**PROBLEM DETAILS:** Collect each line holding the string "matplotlib".

### SUPPLIED INFORMATION

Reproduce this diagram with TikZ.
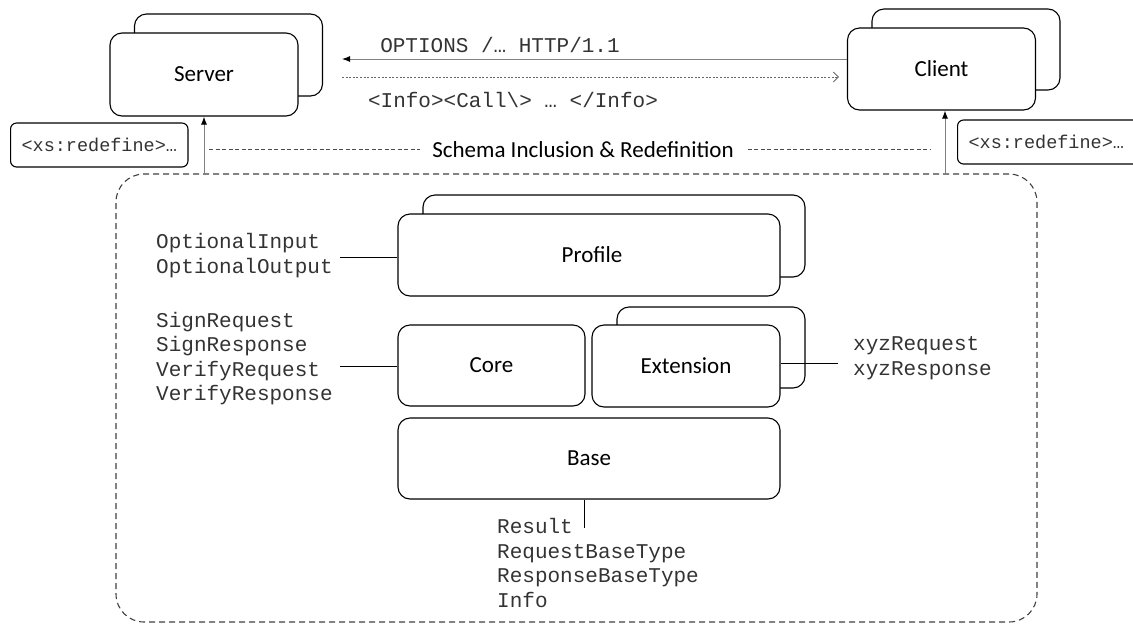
\documentclass[tikz,border=0pt]{standalone}
\usepackage{fontspec}
\newfontfamily\carlito{Carlito}
\newfontfamily\cmono{Liberation Mono}
\usetikzlibrary{arrows.meta}
\begin{document}
\begin{tikzpicture}[x=1pt,y=-1pt,
  blk/.style={draw, rounded corners=12pt, fill=white, line width=1.1pt, inner sep=0pt,
    minimum width=#1, font=\carlito\fontsize{23}{28}\selectfont},
  blk/.default=188pt,
  mono/.style={font=\cmono\fontsize{21}{24.5}\selectfont, text=black!80, align=left, inner sep=0pt},
  rbox/.style={draw, rounded corners=6pt, line width=1.1pt, inner xsep=11pt, inner ysep=0pt,
    minimum height=44pt, text=black!80, font=\cmono\fontsize{18.5}{22}\selectfont},
  conn/.style={line width=1pt, black},
  upar/.style={line width=1pt, draw=black!50, -{Latex[length=8pt,width=6pt,black]}},
  dotar/.style={line width=0.8pt, draw=black!60, dash pattern=on 2pt off 1.6pt,
    -{Straight Barb[length=5pt,width=10pt,black!70]}},
  schem/.style={line width=0.9pt, draw=black!70, dash pattern=on 4pt off 2.5pt},
  bigdash/.style={draw=black!75, line width=1.1pt, dash pattern=on 6pt off 4pt, rounded corners=28pt}
]
\useasboundingbox (0,0) rectangle (1133,625);
\clip (0,0) rectangle (1133,625);

% Server
\node[blk, minimum height=82pt] (sb) at (228.5,55) {};
\node[blk, minimum height=83pt] (sf) at (204,74.5) {\raisebox{-3pt}{Server}};
% Client
\node[blk, minimum height=81pt] (cb) at (966,49.5) {};
\node[blk, minimum height=82pt] (cf) at (941.5,69) {\raisebox{-3pt}{Client}};

% messages
\coordinate (sa) at (342,59);
\coordinate (da) at (342,77);
\draw[line width=1pt, draw=black!50, -{Latex[length=8pt,width=6pt,black]}] (sa -| cf.west) -- (sa);
\draw[dotar, shorten >=8pt] (da) -- (da -| cf.west);
\node[mono] (opts) at (500,45) {OPTIONS /… HTTP/1.1};
\node[mono] (info) at (513,100) {<Info><Call\textbackslash> … </Info>};

% redefine boxes
\node[rbox, anchor=west] (rl) at (10,145) {<xs:redefine>…};
\node[rbox, anchor=west, text width=182pt, align=left] (rr) at (957,142) {<xs:redefine>…};

% big dashed container
\node[bigdash, minimum width=921pt, minimum height=448pt, inner sep=0pt] (big) at (576.5,398) {};

% vertical arrows
\draw[upar] (sf.south |- big.north) -- (sf.south);
\coordinate (ca) at (945,174);
\draw[upar] (ca) -- (ca |- cf.south);

% schema line
\node[font=\carlito\fontsize{23}{28}\selectfont, inner sep=0pt] (schema) at (583,150) {Schema Inclusion \& Redefinition};
\coordinate (s1) at (209,149);
\coordinate (s2) at (930,149);
\draw[schem] (s1) -- ([xshift=-12pt]s1 -| schema.west);
\draw[schem] ([xshift=14pt]s2 -| schema.east) -- (s2);

% Profile
\node[blk=382pt, minimum height=82pt] (pb) at (614,236) {};
\node[blk=382pt, minimum height=82pt] (pf) at (589,255) {\hspace{6pt}Profile};
% Core
\node[blk=187pt, minimum height=81pt] (core) at (491.5,365.5) {\raisebox{-2pt}{Core}};
% Extension
\node[blk, minimum height=81pt] (eb) at (711,347.5) {};
\node[blk, minimum height=82pt] (ef) at (686,366) {\raisebox{-1pt}{Extension}};
% Base
\node[blk=382pt, minimum height=81pt] (base) at (589,458.5) {\raisebox{-2pt}{Base}\hspace{9pt}};

% labels
\node[mono, anchor=west] (optl) at (156,255.5) {OptionalInput\\OptionalOutput};
\node[mono, anchor=west] (sigl) at (156,358.5) {SignRequest\\SignResponse\\VerifyRequest\\VerifyResponse};
\node[mono, anchor=west] (xyzl) at (853,358) {xyzRequest\\xyzResponse};
\node[mono, anchor=west] (basel) at (497,563) {Result\\RequestBaseType\\ResponseBaseType\\Info};

\coordinate (c1) at (340,257);
\draw[conn] (c1) -- (c1 -| pf.west);
\coordinate (c2) at (340,366);
\draw[conn] (c2) -- (c2 -| core.west);
\coordinate (c3) at (838,363);
\draw[conn] (c3 -| ef.east) -- (c3);
\coordinate (c4) at (584,528);
\draw[conn] (c4 |- base.south) -- (c4);
\end{tikzpicture}
\end{document}
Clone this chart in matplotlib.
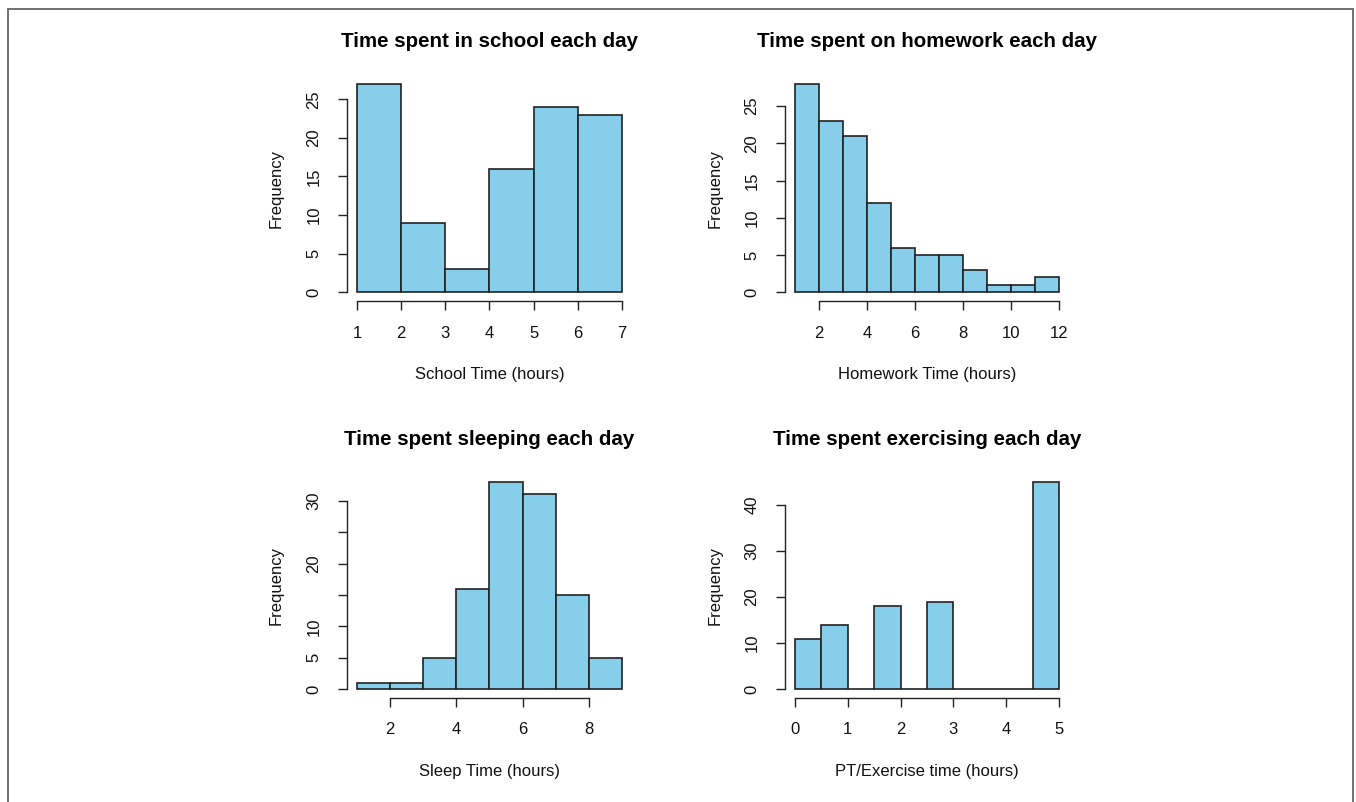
import matplotlib
matplotlib.use("Agg")
import matplotlib.pyplot as plt
import numpy as np
from matplotlib.patches import Rectangle

plt.rcParams["font.family"] = ["Liberation Sans", "DejaVu Sans"]

# Datos de los histogramas (límites de clase y frecuencias)
school_bins = [1, 2, 3, 4, 5, 6, 7]
school_counts = [27, 9, 3, 16, 24, 23]
school_xticks = [1, 2, 3, 4, 5, 6, 7]
school_yticks = [0, 5, 10, 15, 20, 25]
school_ylabels = ["0", "5", "10", "15", "20", "25"]

homework_bins = [1, 2, 3, 4, 5, 6, 7, 8, 9, 10, 11, 12]
homework_counts = [28, 23, 21, 12, 6, 5, 5, 3, 1, 1, 2]
homework_xticks = [2, 4, 6, 8, 10, 12]
homework_yticks = [0, 5, 10, 15, 20, 25]
homework_ylabels = ["0", "5", "10", "15", "20", "25"]

sleep_bins = [1, 2, 3, 4, 5, 6, 7, 8, 9]
sleep_counts = [1, 1, 5, 16, 33, 31, 15, 5]
sleep_xticks = [2, 4, 6, 8]
sleep_yticks = [0, 5, 10, 15, 20, 25, 30]
sleep_ylabels = ["0", "5", "10", "", "20", "", "30"]

exercise_bins = [0, 0.5, 1, 1.5, 2, 2.5, 3, 3.5, 4, 4.5, 5]
exercise_counts = [11, 14, 0, 18, 0, 19, 0, 0, 0, 45]
exercise_xticks = [0, 1, 2, 3, 4, 5]
exercise_yticks = [0, 10, 20, 30, 40]
exercise_ylabels = ["0", "10", "20", "30", "40"]

W, H = 1356, 802
fig = plt.figure(figsize=(W / 100, H / 100), dpi=100)

# marco gris alrededor de la figura (sin borde inferior visible)
fig.patches.append(Rectangle((8 / W, -0.05), (1352.5 - 8) / W, 1.05 - 9.3 / H,
                             transform=fig.transFigure, fill=False,
                             edgecolor="#666666", linewidth=1.3))

COL = "#87CEEB"
AX_COL = "#222222"


def histograma(rect, bins, counts, xticks, yticks, ylabels, titulo, xlab):
    ax = fig.add_axes(rect)
    bins = np.array(bins, dtype=float)
    ax.bar(bins[:-1], counts, width=np.diff(bins), align="edge",
           color=COL, edgecolor=AX_COL, linewidth=1.2)
    rx = bins[-1] - bins[0]
    ax.set_xlim(bins[0] - 0.04 * rx, bins[-1] + 0.04 * rx)
    ymax = max(counts)
    ax.set_ylim(-0.04 * ymax, 1.04 * ymax)
    for s in ["top", "right"]:
        ax.spines[s].set_visible(False)
    for s in ["left", "bottom"]:
        ax.spines[s].set_color(AX_COL)
        ax.spines[s].set_linewidth(1.0)
    ax.spines["bottom"].set_bounds(xticks[0], xticks[-1])
    ax.spines["left"].set_bounds(yticks[0], yticks[-1])
    ax.set_xticks(xticks)
    ax.set_xticklabels([str(t) for t in xticks])
    ax.set_yticks(yticks)
    ax.set_yticklabels(ylabels, rotation=90, va="center")
    ax.tick_params(direction="out", length=6.5, width=1.0, color=AX_COL,
                   labelsize=12, pad=11.5, labelcolor="#111111")
    ax.set_title(titulo, fontsize=14.8, fontweight="bold", y=1.127, pad=0,
                 va="baseline", color="#000000")
    ax.set_xlabel(xlab, fontsize=12, color="#111111")
    ax.xaxis.set_label_coords(0.5, -0.331)
    ax.xaxis.label.set_va("center")
    ax.set_ylabel("Frequency", fontsize=12, color="#111111")
    ax.yaxis.set_label_coords(-0.245, 0.5)
    ax.yaxis.label.set_va("center")
    return ax


def rect_px(x0, y0, x1, y1):
    return [x0 / W, 1 - y1 / H, (x1 - x0) / W, (y1 - y0) / H]


histograma(rect_px(346.5, 75.5, 632.5, 300.5), school_bins, school_counts,
           school_xticks, school_yticks, school_ylabels,
           "Time spent in school each day", "School Time (hours)")
histograma(rect_px(784.5, 75.5, 1069.5, 300.5), homework_bins, homework_counts,
           homework_xticks, homework_yticks, homework_ylabels,
           "Time spent on homework each day", "Homework Time (hours)")
histograma(rect_px(346.5, 473.5, 632.5, 697.5), sleep_bins, sleep_counts,
           sleep_xticks, sleep_yticks, sleep_ylabels,
           "Time spent sleeping each day", "Sleep Time (hours)")
histograma(rect_px(784.5, 473.5, 1069.5, 697.5), exercise_bins, exercise_counts,
           exercise_xticks, exercise_yticks, exercise_ylabels,
           "Time spent exercising each day", "PT/Exercise time (hours)")

fig.savefig("out.png", dpi=100)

######

**RESULT FOR THIS TASK:**
Clone this chart in matplotlib.
import matplotlib
matplotlib.use("Agg")
import matplotlib.pyplot as plt
from matplotlib.patches import Rectangle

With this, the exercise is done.